In a sense, like computers, our “experience” of the world is a “simulated” one.

So, if our experience of the world is but the “simulation of the world,” what about our experience of self? Can awareness or consciousness of “self” be equated with the real “Me,” “I,” or “Myself?” Where does the reality of “self” lie? In the “self?” Or, in its own “awareness or experience?”

Hence, like the duality of reality between the “objective outside world” and the “experience of simulated world,” it behooves positing the distinction between the “simulated self” and “self” itself. Which beings us to the next level of our discussion.

If what we normally refer to as “self” is but a “simulated self,” can it point to or represent a much deeper and wider reality of being, a unified “self,” whom we call God?

The term “simulation” can mean imitation or representation. If we are a “simulated self,” what “real or higher self” are we representing?

To “simulate” is to collect data, to direct or guide them towards a more or less predictable result. Can this be said of God?

The plausibility that our “simulated self” can lead to God is based on the argument that consciousness (of course, self-consciousness included) cannot be without a subject or self.

J.P. Moreland, a Christian philosopher at Talbert School of Theology (Los Angeles) aptly said it:

“You never find a case of consciousness existing without it belonging to a subject. If the universe begins with consciousness, therefore, that consciousness must belong to a unified ‘I,’ or a subject, a prime being of fundamental consciousness, called God.”

On hindsight, the idea of simulated life, simulated humans and universe has its underpinnings in some ancient beliefs, philosophies, and some prominent scientists, thinkers, and poets.

In his book, “The Divine Matrix,” Gregg Braden, American scientist and New York Times’ best-selling author, puts forth the existence of a “Divine Matrix – the container that holds the universe, the bridge between all things, and the mirror that shows us what we have created.”

“Maya,” in Hindu philosophy, which means “illusion,” denotes a magical power with which a god can make human beings believe in what turns out to be an illusion.
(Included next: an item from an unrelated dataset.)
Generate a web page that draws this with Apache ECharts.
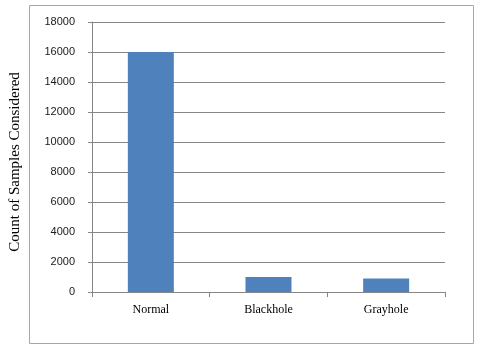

Plato, in his Allegory of the Cave, posited that we’re but living in an unreal world, a cave, a virtual reality – and the real reality lies outside the cave. Edgar Allan Poe wrote that “all that we see or have seen is but a dream.” Albert Einstein once said that reality is merely an illusion. Stephen hawking talked about illusion in his final theory of the holographic universe.

Rightly so, the presupposition that a Divine Simulator exists can just as well substantiate the truth that God exists. As averred by Gregg Braden:

“If we’re in a simulation, then there must be a simulator. So, it’s comforting to know that in our simulation exercise in this life, there is somebody, a base pilot, guiding us in our journey.”

In the final analysis, thus, while God from creation has already programmed us for this life, he has likewise granted us a reasonable degree of freedom (not absolute freedom, because “human freedom is not independent of God’s freedom, and God’s freedom is not dependent of human freedom”). And, in a sublime instance, God – being the prime simulator – is continually guiding us every step from this “simulated life” towards the “real life,” a life eternal.